Sobre a lista de verbos dicendi¹ em causa, de modo a confirmar ou rejeitar o preceito enunciado no manual de redação e estilo em causa, segundo o qual se trata de verbos incompatíveis com complementos frásicos, consultaram-se alguns dicionários de verbos, a saber, por ordem cronológica (siglas entre parênteses para facilitar a referência): Francisco Fernandes, Dicionário de Verbos e Regimes (DVR-Fernandes), 2001 (data da edição consultada, que mantém o conteúdo da 4.ª edição, de 1954); Celso Pedro Luft, Dicionário Prático de Regência Verbal (DPRV-Luft), 2003 (data da edição consultada, mas a 1.ª data de 1987); Francisco da Silva Borba, Dicionário Gramatical de Verbos (DGV-Borba) 1991; Winfried Busse, Dicionário Sintático de Verbos Portugueses (DSVP-Busse), 1994²; João Malaca Casteleiro, Dicionário Gramatical de Verbos Portugueses (DGVP-Malaca), 2007. Na lista que se segue, usam-se as siglas diante de cada verbo sempre que o uso de uma completiva introduzida por que surge atestado na fonte correspondente.
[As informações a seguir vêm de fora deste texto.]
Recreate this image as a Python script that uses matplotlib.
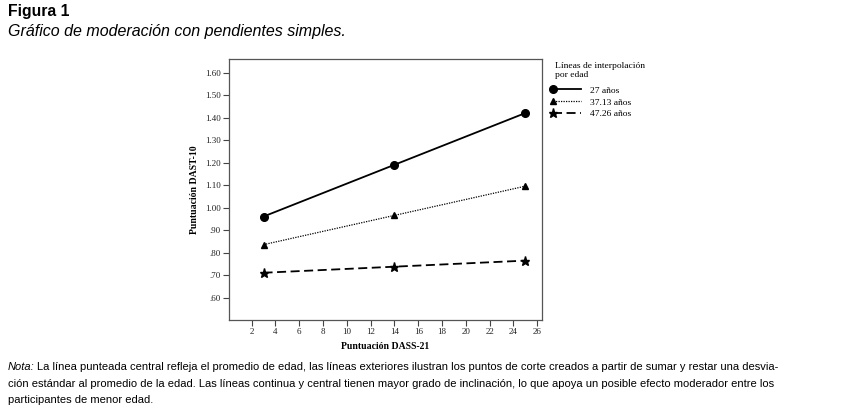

acusar que, DPRV-Luft, DGV-Borba
alertar que, DSVP-Busse
antecipar que, não consta
apontar que, não consta
aprovar que, DSVP-Busse;
assumir que, não consta
citar que, não consta
comentar que, DGV-Borba, DGVP-Malaca,
continuar que, não consta
defender que, DGVP-Malaca, DSVP-Busse
definir que, não consta
denunciar que, DGVP-Malaca, DSVP-Busse
desmentir que, DSVP-Busse, DGVP-Malaca
difundir que, DGV-Borba
divulgar que, não consta
enfatizar que, DGV-Borba
indicar que, DSVP-Busse, DGV-Borba
justificar que, DGV-Borba, DGVP-Malaca, DSVP-Busse
mencionar que, DSVP-Busse, DGVP-Borba, DGV-Borba
narrar que, DGV-Borba, DGVP-Malaca, DVR-Fernandes
proferir que, não consta
prosseguir que, não consta
referir que, DSVP-Busse, DGVP-Malaca, DGV-Borba
registrar que, DGV-Borba
relatar que, DGVP-Malaca, DGV-Borba
Conclui-se que a lista referida pela consulente é controversa, porque há verbos sobre os quais os dicionários consultados não se põem de acordo, quando se trata de admitir a possibilidade da seleção de um complemento frásico; são eles: acusar, alertar, aprovar, comentar, defender, denunciar, desmentir, defender, enfatizar, indicar, justificar, mencionar, narrar, referir, registar, relatar. Não obstante os dicionários consultados resultarem de diferentes visões e metodologias, nota-se que são os mais antigos – o DVR-Fernandes e o DPRV-Luft – que menos abonam o uso dos verbos listados com complemento frásico. Sendo assim, parece ser legítimo supor que tem havido uma clara evolução na sintaxe destes verbos, a qual não pode ser simplesmente classificada como deturpação. Se mesmo os mais recentes dos dicionários consultados têm utilidade como guias do bom uso, podendo ser usados no ensino, em relação a muitos verbos, afigura-se como drástica a rejeição da sua coocorrência com complementos oracionais. Por exemplo, será talvez muito tarde para reprovar o emprego de referir que, porque DVR-Fernandes e DPRV-Luft não o mencionam; o mesmo se diga acerca de defender que. Ideal seria existir um critério que pudesse identificar os usos que a este respeito a norma tem por corretos. Não é isso que acontece, pelo que cabe ao falante mais atento acompanhar o modo como o padrão linguístico e a lexicografia mais recente fixam os usos dos verbos em apreço.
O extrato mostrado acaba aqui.